Que peut-on craindre sous la protection d’une Madone ?
En retenant Austin, la capitale du Texas, comme cadre de son intrigue, le romancier se place dans un lieu privilégié pour ses rapports avec le Mexique, avec les flots de migrants. Il déclenche une guerre de pouvoir avec cette volonté de se rendre maître du meilleur territoire pour des affaires illicites. C’est un combat entre deux gangs, en fait, entre quelques membres de ces gangs.
Le personnage central a dû s’exiler pour rester en vie. Il a réussi à reconstruire une existence en abordant des pratiques illégales tout en conservant la mentalité d’un honnête homme. D’ailleurs, il explique fort bien que c’est presque la seule solution pour survivre en étant clandestin. Il a, entre autres, sur ce sujet une belle réflexion sur les Américains : “…ils dépensent des milliers de dollars pour faire couper les couilles à leur chat… mais ils refusent de payer un salaire décent à ceux qui repeignent leur maison.”
Fernando est Mexicain. Il a dû fuir son pays parce qu’il s’en est pris à la mauvaise personne. Il a traversé la frontière et s’est fixé à Austin où il occupe une place de videur et vend de la drogue pour le compte de Guillermo.
Il se fait kidnapper par les membres du gang Mara Salvatrucha qui l’amène devant Indio. Ce tueur a déjà essayé, par la manière forte, de convaincre Nestor Torrès de faire passer un message à Guillermo, mission qu’il a refusée. Indio mise donc sur Nando pour transmettre l’ultimatum en torturant son collègue devant lui et en lui découpant la tête. Nando accepte avec empressement de passer le message. Avant de rencontrer son boss, il voit Consuelo, une vieille dame qui sait voir ses souffrances et lui sert aussi de mère de substitution. Indio veut le contrôle sur le centre-ville pour mener ses trafics.
Guillermo minimise le danger mais finit par accepter que des tueurs efficaces écartent la menace. C’est à Fernando de prendre les contacts et de veiller au bon dénouement. Mais quand il trouve Consuelo égorgée…
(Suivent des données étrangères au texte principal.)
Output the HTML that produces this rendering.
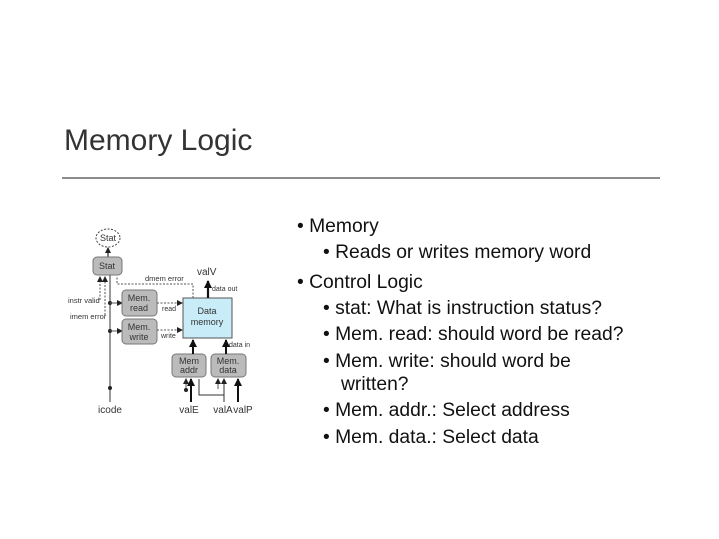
<!DOCTYPE html>
<html><head><meta charset="utf-8"><style>
html,body{margin:0;padding:0;background:#fff;}
svg{display:block;}
</style></head><body>
<svg width="719" height="539" viewBox="0 0 719 539" xmlns="http://www.w3.org/2000/svg" font-family="Liberation Sans, sans-serif">
<defs>
<marker id="a" markerUnits="userSpaceOnUse" markerWidth="6" markerHeight="6" refX="5" refY="3" orient="auto"><path d="M0,0 L6,3 L0,6z" fill="#222"/></marker>
<marker id="b" markerUnits="userSpaceOnUse" markerWidth="8" markerHeight="8" refX="7" refY="4" orient="auto"><path d="M0,0 L8,4 L0,8z" fill="#111"/></marker>
</defs>
<text x="64" y="150" font-size="30" fill="#333">Memory Logic</text>
<line x1="62" y1="178" x2="660" y2="178" stroke="#666" stroke-width="1.5"/>
<g fill="#111" font-size="19.3">
<text x="297" y="232">• Memory</text>
<text x="323" y="258">• Reads or writes memory word</text>
<text x="297" y="288">• Control Logic</text>
<text x="323" y="314">• stat: What is instruction status?</text>
<text x="323" y="340">• Mem. read: should word be read?</text>
<text x="323" y="367">• Mem. write: should word be</text>
<text x="341" y="390">written?</text>
<text x="323" y="416">• Mem. addr.: Select address</text>
<text x="323" y="443">• Mem. data.: Select data</text>
</g>
<g font-size="9" fill="#333">
<ellipse cx="108" cy="238" rx="12" ry="9" fill="#fff" stroke="#444" stroke-dasharray="2,1.5"/>
<text x="108" y="241" text-anchor="middle" font-size="9">Stat</text>
<line x1="108" y1="257" x2="108" y2="248" stroke="#222" stroke-width="1.2" marker-end="url(#a)"/>
<rect x="93" y="257" width="29" height="18" rx="4" fill="#bbb" stroke="#777"/>
<text x="107" y="269" text-anchor="middle">Stat</text>
<line x1="110" y1="275" x2="110" y2="402" stroke="#555" stroke-width="1.2"/>
<circle cx="110" cy="388" r="2" fill="#222"/>
<circle cx="110" cy="303" r="2" fill="#222"/>
<circle cx="110" cy="331" r="2" fill="#222"/>
<line x1="110" y1="303" x2="122" y2="303" stroke="#555" marker-end="url(#a)"/>
<line x1="110" y1="331" x2="122" y2="331" stroke="#555" marker-end="url(#a)"/>
<line x1="100" y1="300" x2="100" y2="277" stroke="#555" stroke-dasharray="2,1.5" marker-end="url(#a)"/>
<line x1="105" y1="315" x2="105" y2="277" stroke="#555" stroke-dasharray="2,1.5" marker-end="url(#a)"/>
<polyline points="193,298 193,284 117,284 117,277" fill="none" stroke="#555" stroke-dasharray="2,1.5"/>
<text x="68" y="303" font-size="7.5">instr valid</text>
<text x="70" y="319" font-size="7.5">imem error</text>
<text x="145" y="281" font-size="7.5">dmem error</text>
<rect x="122" y="290" width="35" height="26" rx="4" fill="#bbb" stroke="#777"/>
<text x="139" y="301" text-anchor="middle">Mem.</text><text x="139" y="311" text-anchor="middle">read</text>
<rect x="122" y="319" width="35" height="25" rx="4" fill="#bbb" stroke="#777"/>
<text x="139" y="330" text-anchor="middle">Mem.</text><text x="139" y="340" text-anchor="middle">write</text>
<line x1="157" y1="303" x2="182" y2="303" stroke="#555" stroke-dasharray="2,1.5" marker-end="url(#a)"/>
<line x1="157" y1="330" x2="182" y2="330" stroke="#555" stroke-dasharray="2,1.5" marker-end="url(#a)"/>
<text x="162" y="311" font-size="7">read</text>
<text x="161" y="338" font-size="7">write</text>
<rect x="183" y="298" width="49" height="40" fill="#c8ecf8" stroke="#555"/>
<text x="207" y="314" text-anchor="middle">Data</text><text x="207" y="325" text-anchor="middle">memory</text>
<line x1="208" y1="298" x2="208" y2="281" stroke="#111" stroke-width="2.2" marker-end="url(#b)"/>
<text x="197" y="275" font-size="10">valV</text>
<text x="212" y="291" font-size="7">data out</text>
<text x="229" y="347" font-size="7">data in</text>
<rect x="172" y="354" width="34" height="23" rx="4" fill="#bbb" stroke="#777"/>
<text x="189" y="364" text-anchor="middle">Mem</text><text x="189" y="373" text-anchor="middle">addr</text>
<rect x="211" y="354" width="35" height="23" rx="4" fill="#bbb" stroke="#777"/>
<text x="228" y="364" text-anchor="middle">Mem.</text><text x="228" y="373" text-anchor="middle">data</text>
<line x1="193" y1="354" x2="193" y2="340" stroke="#111" stroke-width="2" marker-end="url(#b)"/>
<line x1="226" y1="354" x2="226" y2="340" stroke="#111" stroke-width="2" marker-end="url(#b)"/>
<line x1="186" y1="389" x2="186" y2="379" stroke="#555" marker-end="url(#a)"/><circle cx="186" cy="390" r="2" fill="#222"/>
<line x1="191" y1="402" x2="191" y2="379" stroke="#111" stroke-width="2" marker-end="url(#b)"/>
<polyline points="199,379 199,395 224,395" fill="none" stroke="#333"/>
<line x1="224" y1="402" x2="224" y2="379" stroke="#333" marker-end="url(#a)"/>
<line x1="218" y1="389" x2="218" y2="379" stroke="#555" marker-end="url(#a)"/>
<line x1="238" y1="402" x2="238" y2="379" stroke="#111" stroke-width="2" marker-end="url(#b)"/>
<text x="110" y="413" text-anchor="middle" font-size="10">icode</text>
<text x="189" y="413" text-anchor="middle" font-size="10">valE</text>
<text x="223" y="413" text-anchor="middle" font-size="10">valA</text>
<text x="243" y="413" text-anchor="middle" font-size="10">valP</text>
</g>
</svg>
</body></html>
Santa Muerte est un roman noir où l’auteur ne pratique pas la langue de bois et utilise le vocabulaire le plus adéquat pour dépeindre situations et émotions. De plus, l’auteur ne fait pas dans la dentelle pour ses descriptions de tortures, de mise à mort. Il est très visuel dans ses descriptions. Il donne une vision apocalyptique de Mexico et décrit avec émotion, sur plusieurs pages, la vie de ceux qui franchissent la frontière. Il aime les belles images pour définir sentiments, émotions ou situations. Ainsi : “Je haletais comme si je venais de courir un marathon dans le sable avec quelqu’un sur le dos.“
Il décrit aussi l’importance de religions plus ou moins reconnues, cette déférence pour des divinités, la valeur de se mettre sous la protection de quelque saint, dieu ou vierge. Il décrit le culte de la Dame Blanche, la Santa Muerte vénéré par le héros, plutôt l’antihéros, qui a une belle quantité de fidèles en Amérique du Sud sous diverses croyances.
Santa Muerte se révèle un récit au style peu courant, au contenu riche en remarques de toutes natures, truculent, à l’intrigue musclée dans une guerre sans merci pour la prépondérance sur des trafics.
serge perraud
Gabino Iglesias, Santa Muerte (Zero Saints), traduit de l’anglais (États-Unis) par Pierre Szczeciner, Éditions 10/18, coll. “Grands Détectives” n° 5657, avril 2021, 192 p. – 7,10 €.